"Hélas, je suys bons prins des douleurs

que j'endure!

Mourir mieux me vaudrait:

la peine me tient dure."

(Fourteenth Century.)

Of the genuineness of this inscription some authorities are doubtful, but I include it here, nevertheless.

This whole region is now hidden behind the mask of smoke and mystery of the present infernal war.

Just what ruin lies behind this dropped curtain is uncertain. It has been reported that Soissons is in ashes, burned and sacked in revenge for the failure of the Verdun attack. At any rate its inhabitants are confined within the limits of the town, and it is understood that they are compelled to toil unceasingly for the invaders. The vast farmsteads and fields are understood to be worked to the utmost by the townspeople in regular "gangs" under the eyes of German officers, and that the crops have been regularly gathered and distributed under the remarkable system for which the Germans are noted. Other than these no details have been allowed to creep forth from this unfortunate town.
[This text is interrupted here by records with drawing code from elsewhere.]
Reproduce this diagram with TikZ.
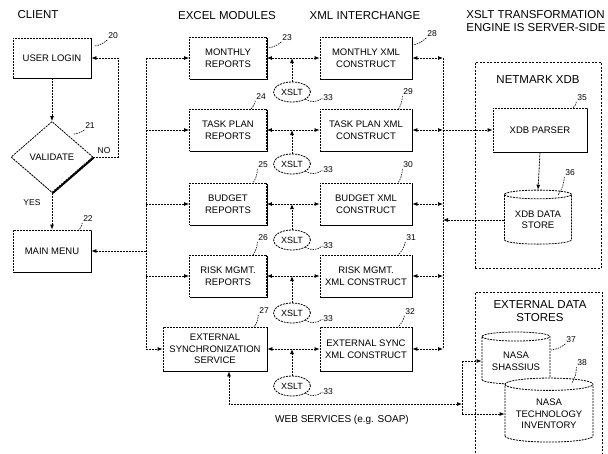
\documentclass[tikz,border=0pt]{standalone}
\usepackage{fontspec}
\setmainfont{Liberation Sans}
\usetikzlibrary{arrows,arrows.meta,shapes.geometric,shadows}

\tikzset{
  dotline/.style={dash pattern=on 2pt off 1pt},
  blockbox/.style={draw,dotline,fill=white,align=center,inner sep=1pt,
    font=\fontsize{9.5}{11.5}\selectfont,minimum height=42pt,
    drop shadow={shadow xshift=1.4pt,shadow yshift=-1.4pt,fill=black,opacity=1}},
  excelbox/.style={blockbox,minimum width=77pt},
  xmlbox/.style={blockbox,minimum width=92pt},
  decision/.style={draw,dotline,diamond,fill=white,inner sep=0pt,
    font=\fontsize{9.5}{11.5}\selectfont,
    drop shadow={shadow xshift=1.4pt,shadow yshift=-1.4pt,fill=black,opacity=1}},
  xsltnode/.style={draw,dotline,ellipse,fill=white,inner sep=0pt,
    minimum width=37pt,minimum height=20pt,font=\fontsize{9}{10}\selectfont},
  datastore/.style={draw,dotline,cylinder,shape border rotate=90,aspect=0.18,
    fill=white,align=center,inner sep=1pt,font=\fontsize{9.5}{11.5}\selectfont},
  heading/.style={font=\fontsize{11.5}{13}\selectfont,align=center,inner sep=0pt},
  reflab/.style={font=\fontsize{8.5}{9}\selectfont,inner sep=0.5pt},
  leader/.style={dash pattern=on 1.5pt off 1pt,line width=0.6pt},
  flow/.style={dotline,-{Latex[length=5pt,width=4pt]}},
  biflow/.style={dotline,{Latex[length=5pt,width=4pt]}-{Latex[length=5pt,width=4pt]}},
  group/.style={draw,dash pattern=on 2pt off 1.5pt}
}

\begin{document}
\begin{tikzpicture}[x=1pt,y=-1pt,line width=0.8pt]
  \useasboundingbox (0,0) rectangle (608,453);

  % Column headers
  \node[heading] (hclient) at (38,15) {CLIENT};
  \node[heading] (hexcel) at (227,16) {EXCEL MODULES};
  \node[heading] (hxml) at (365,16) {XML INTERCHANGE};
  \node[heading,anchor=north west,align=left] (hxslt) at (466,10)
    {XSLT TRANSFORMATION\\ENGINE IS SERVER-SIDE};

  % Client side
  \node[blockbox,minimum width=78pt,minimum height=40pt] (login) at (52,58) {USER LOGIN};
  \node[decision,minimum width=82pt,minimum height=71pt] (validate) at (52,157) {VALIDATE};
  \node[blockbox,minimum width=78pt] (mainmenu) at (52,251) {MAIN MENU};

  % Excel modules and their XML constructs
  \foreach \name/\y/\etxt/\xtxt in {
      monthly/58/{MONTHLY\\REPORTS}/{MONTHLY XML\\CONSTRUCT},
      task/130/{TASK PLAN\\REPORTS}/{TASK PLAN XML\\CONSTRUCT},
      budget/204/{BUDGET\\REPORTS}/{BUDGET XML\\CONSTRUCT},
      risk/276/{RISK MGMT.\\REPORTS}/{RISK MGMT.\\XML CONSTRUCT}} {
    \node[excelbox] (\name) at (228,\y) {\etxt};
    \node[xmlbox] (x\name) at (366,\y) {\xtxt};
  }
  \node[excelbox,minimum width=104pt,minimum height=44pt] (extsync) at (215,349)
    {EXTERNAL\\SYNCHRONIZATION\\SERVICE};
  \node[xmlbox,minimum height=44pt] (xextsync) at (366,349) {EXTERNAL SYNC\\XML CONSTRUCT};

  % XSLT transforms
  \foreach \k/\y in {1/92,2/164,3/240,4/313,5/386} {
    \node[xsltnode] (xslt\k) at (292,\y) {XSLT};
    \node[reflab] (r33\k) at (328,\y+6) {33};
    \draw[leader] (xslt\k.south east) to[bend right=35] (r33\k.west);
  }

  % Server side
  \node[group,minimum width=126pt,minimum height=206pt] (netmark) at (538,165) {};
  \node[heading] (tnetmark) at (538,80) {NETMARK XDB};
  \node[blockbox,minimum width=94pt,minimum height=44pt] (parser) at (540,130) {XDB PARSER};
  \node[datastore,minimum width=67pt,minimum height=54pt] (store) at (538,220) {XDB DATA\\STORE};

  % External data stores
  \node[group,minimum width=127pt,minimum height=172pt] (external) at (538.5,378) {};
  \node[heading] (texternal) at (540,311) {EXTERNAL DATA\\STORES};
  \node[datastore,minimum width=68pt,minimum height=52pt] (nasa1) at (516,361) {NASA\\SHASSIUS};
  \node[datastore,minimum width=88pt,minimum height=64pt] (nasa2) at (549,414)
    {NASA\\TECHNOLOGY\\INVENTORY};

  % Busses
  \coordinate (lbtop) at (146,58);
  \coordinate (lbbot) at (146,349);
  \coordinate (rbtop) at (443,58);
  \coordinate (rbbot) at (443,349);
  \coordinate (wsjoin) at (462,404);
  \draw[dotline] (lbtop) -- (lbbot);
  \draw[dotline] (rbtop) -- (rbbot);

  % Client flow
  \draw[flow] (login.south) -- (validate.north);
  \draw[flow] (validate.east) -- ++(25,0) |- (login.east);
  \node[reflab] (lno) at (104,151) {NO};
  \draw[flow] (validate.south) -- (mainmenu.north);
  \node[reflab] (lyes) at (32,203) {YES};
  \draw[flow] (lbtop |- mainmenu.east) -- (mainmenu.east);

  % Rows
  \foreach \name/\k in {monthly/1,task/2,budget/3,risk/4,extsync/5} {
    \draw[flow] (lbtop |- \name.west) -- (\name.west);
    \draw[biflow] (\name.east) -- (x\name.west);
    \draw[flow] (xslt\k.north) -- (xslt\k.north |- \name.east);
    \draw[biflow] (x\name.east) -- (rbtop |- x\name.east);
  }

  % Server connections
  \draw[flow] (rbtop |- parser.west) -- (parser.west);
  \draw[flow] (parser.south) -- (store.north);
  \draw[flow] (store.west) -- (rbtop |- store.west);

  % Web services
  \draw[biflow] ([xshift=14pt]extsync.south) |- (wsjoin);
  \draw[dotline] (wsjoin |- nasa1.west) -- (wsjoin |- nasa2.west);
  \draw[flow] (wsjoin |- nasa1.west) -- (nasa1.west);
  \draw[flow] (wsjoin |- nasa2.west) -- (nasa2.west);
  \node[heading,font=\fontsize{10}{12}\selectfont] (lws) at (342,420) {WEB SERVICES (e.g. SOAP)};

  % Reference numerals
  \foreach \n/\x/\y/\ex/\ey in {20/113/36/95/46, 21/90/126/74/134, 22/88/219/78/231,
      23/287/38/268/48, 24/261/97/250/110, 25/263/165/253/183, 26/263/238/253/255,
      27/264/311/254/327, 28/432/34/413/45, 29/408/92/398/110, 30/408/165/398/183,
      31/411/238/398/255, 32/410/312/398/327, 35/582/98/573/108, 36/570/173/558/195,
      37/571/340/551/350, 38/582/363/572/383} {
    \node[reflab] (r\n) at (\x,\y) {\n};
    \coordinate (e\n) at (\ex,\ey);
    \draw[leader] (r\n.south west) to[bend left=15] (e\n);
  }
\end{tikzpicture}
\end{document}
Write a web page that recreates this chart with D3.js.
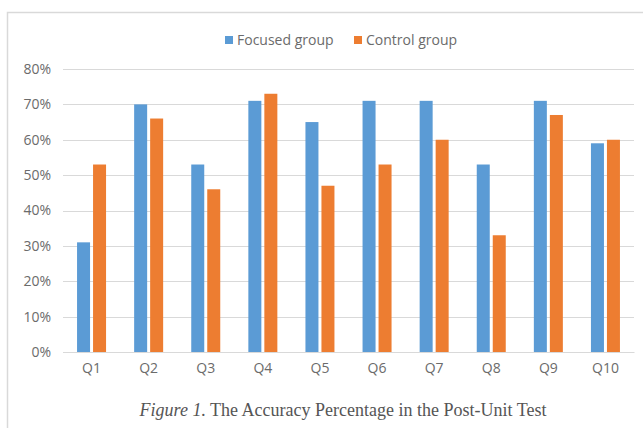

That this sanctuary of architecture may perchance escape entire destruction at the hands of these barbarians is not too much to hope for, but that the Cathedral should be spared is inconceivable, when one remembers the fate of Rheims, Ypres, Louvain, Arras, Malines and Noyon, to mention but a few of the incomparable treasures that have vanished before their onslaught.

Soissons' magnificent monuments are now probably heaps of calcined stone and charred beams. Those marvels of painted glass will live henceforth only in the memory of those whose good fortune it was to have seen and valued them.

As I write this the Cathedral of Lâon is reported to be a wreck, and is thus added to the list. Words fail me.